Cases 1 and 2 show a strong statistical argument for the use of 16-bit imagery in training CNNs based on satellite imagery. Cases 1 and 2 both have the highest amount of true positives , low amounts of false negatives and a high recall score. These are important indicators for GA-CCRi which strives to detect all objects in an image. Case 2 in particular stands out as using the most optimal standardization method as it boasted a high recall score throughout testing while maintaining a low number of false positives allowing for less post-inference vetting.
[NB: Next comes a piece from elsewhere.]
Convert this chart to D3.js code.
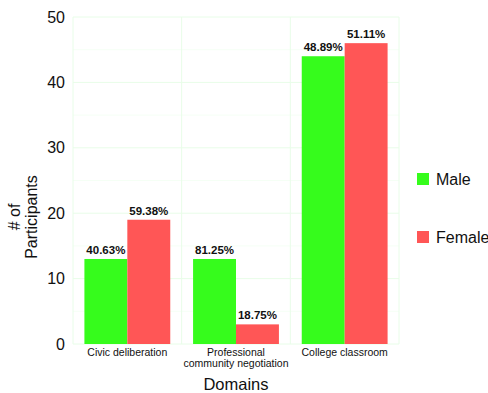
<!DOCTYPE html>
<html>
<head>
<meta charset="utf-8">
<script src="https://cdn.jsdelivr.net/npm/d3@7"></script>
<style>
body{margin:0;background:#fff;}
text{font-family:"Liberation Sans",Arial,sans-serif;}
</style>
</head>
<body>
<div id="chart"></div>
<script>
// domains and counts per gender
var domains=["Civic deliberation","Professional community negotiation","College classroom"];
var domainLines=[["Civic deliberation"],["Professional","community negotiation"],["College classroom"]];
var genders=["Male","Female"];
var male=[13,13,44];
var female=[19,3,46];
var malePct=["40.63%","81.25%","48.89%"];
var femalePct=["59.38%","18.75%","51.11%"];
var yTicks=[0,10,20,30,40,50];
var yMinor=[5,15,25,35,45];

var colors={Male:"#36fc1c",Female:"#ff5656"};

var width=488,height=393,
    margin={left:73,top:17,right:89,bottom:49},
    w=width-margin.left-margin.right,
    h=height-margin.top-margin.bottom;

var data=[];
domains.forEach(function(d,i){
    data.push({domain:d,gender:"Male",value:male[i],label:malePct[i]});
    data.push({domain:d,gender:"Female",value:female[i],label:femalePct[i]});
});

var svg=d3.select("#chart").append("svg")
    .attr("width",width)
    .attr("height",height);

var chart=svg.append("g")
    .attr("transform","translate("+margin.left+","+margin.top+")");

var x=d3.scaleBand().domain(domains).range([0,w]);
var x1=d3.scaleBand().domain(genders).range([0,x.bandwidth()*0.79]);
var off=(x.bandwidth()-x1.range()[1])/2;
var y=d3.scaleLinear().domain([0,50]).range([h,0]);

// grid
chart.selectAll(".minor").data(yMinor).enter().append("line")
    .attr("x1",0).attr("x2",w)
    .attr("y1",function(d){return y(d);}).attr("y2",function(d){return y(d);})
    .attr("stroke","#f5fff5");
chart.selectAll(".major").data(yTicks).enter().append("line")
    .attr("x1",0).attr("x2",w)
    .attr("y1",function(d){return y(d);}).attr("y2",function(d){return y(d);})
    .attr("stroke","#e8fde8");
var vx=[0].concat(domains.map(function(d){return x(d)+x.bandwidth();}));
chart.selectAll(".vgrid").data(vx).enter().append("line")
    .attr("x1",function(d){return d;}).attr("x2",function(d){return d;})
    .attr("y1",0).attr("y2",h)
    .attr("stroke","#e8fde8");

// bars
var bar=chart.selectAll(".bar").data(data).enter().append("g")
    .attr("transform",function(d){return "translate("+(x(d.domain)+off+x1(d.gender))+",0)";});

bar.append("rect")
    .attr("y",function(d){return y(d.value);})
    .attr("height",function(d){return h-y(d.value);})
    .attr("width",x1.bandwidth())
    .attr("fill",function(d){return colors[d.gender];});

bar.append("text")
    .text(function(d){return d.label;})
    .attr("x",x1.bandwidth()/2)
    .attr("y",function(d){return y(d.value)-5;})
    .attr("text-anchor","middle")
    .attr("font-size","11.5px")
    .attr("font-weight","bold")
    .attr("fill","#111");

// y axis labels
var yAxis=chart.append("g").call(d3.axisLeft(y).tickValues(yTicks).tickSize(0).tickPadding(8));
yAxis.select(".domain").remove();
yAxis.selectAll("text").attr("font-size","16px").attr("fill","#111")
    .attr("font-family","Liberation Sans, Arial, sans-serif");

// x axis labels
var xl=chart.selectAll(".xl").data(domains).enter().append("text")
    .attr("text-anchor","middle")
    .attr("font-size","10.5px")
    .attr("fill","#111")
    .attr("transform",function(d){return "translate("+(x(d)+x.bandwidth()/2)+","+(h+12)+")";});
xl.selectAll("tspan").data(function(d,i){return domainLines[i];}).enter().append("tspan")
    .attr("x",0)
    .attr("dy",function(d,i){return i?"1.05em":0;})
    .text(function(d){return d;});

// axis titles
svg.append("text").text("Domains")
    .attr("x",margin.left+w/2).attr("y",390)
    .attr("text-anchor","middle").attr("font-size","16.5px").attr("fill","#111");

var yt=svg.append("text")
    .attr("transform","translate(20,217) rotate(-90)")
    .attr("text-anchor","middle").attr("font-size","16px").attr("fill","#111");
yt.append("tspan").attr("x",0).text("# of");
yt.append("tspan").attr("x",0).attr("dy","1.05em").text("Participants");

// legend
var legend=svg.selectAll(".legend").data(genders).enter().append("g")
    .attr("transform",function(d,i){return "translate(417,"+(173+i*58)+")";});
legend.append("rect").attr("width",12).attr("height",12)
    .attr("fill",function(d){return colors[d];});
legend.append("text").text(function(d){return d;})
    .attr("x",19).attr("y",11.5)
    .attr("font-size","16px").attr("fill","#111");
</script>
</body>
</html>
Please review the table below for an in-depth look at the test metrics.

Test Method #1
Case	Threshold	TP	FP	TN	FN	Precision	Recall	F1- Score
Case 1	0.55	2086	2	61512	1721	0.9990	0.5479	0.7077
Case 2	0.60	2115	3	61511	1692	0.9986	0.5556	0.7139
Case 3	0.65	2059	1	61513	1748	0.9995	0.5408	0.7019
Case 4	0.60	1913	9	61505	1894	0.9953	0.5025	0.6678
Case 5	0.70	1658	2	61512	2149	0.9988	0.4355	0.6065

Test Method #2
Case	Threshold	TP	FP	FN	Precision	Recall	F1- Score
Case 1	0.55	2697	1635	8204	0.623	0.247	0.354
Case 2	0.60	2652	1319	8249	0.665	0.243	0.356
Case 3	0.65	1916	829	8985	0.698	0.176	0.297
Case 4	0.60	2023	1126	8878	0.642	0.186	0.288
Case 5	0.70	1242	1046	9659	0.543	0.114	0.188

*Bolded values indicate the best results for that metric;

An example of output received from testing method #2 on a full size satellite image for the 5 different cases:


Case 1: 0 true positives detected, 1 false positive detected.	Case 2: 8 true positives detected, 2 false positives detected.


Case 3: 2 true positives detected, 1 false positive detected.	Case 4: 5 true positives detected, 1 false positive detected.


Case 5: 0 true positives detected, 1 false positive detected.

Conclusion

Although the cost associated with using 16-bit imagery is more expensive then that of 8-bit imagery, it is clear that 16-bit imagery performs significantly better on deep learning plane detection models. Additionally, the choice of normalization and preprocessing methods employed have a significant effect on model performance. Specifically, intra-chip pixel values are potentially the best values to use during the preprocessing stage. A logical next step would be to assess whether the costs associated with these methods is worth the improvement in performance.

References

(1) Shermeyer, J., Hossler, T., Van Etten, A., Hogan, D., Lewis, R., & Kim, D. (2021). Rareplanes: Synthetic data takes flight. In Proceedings of the IEEE/CVF Winter Conference on Applications of Computer Vision (pp. 207-217).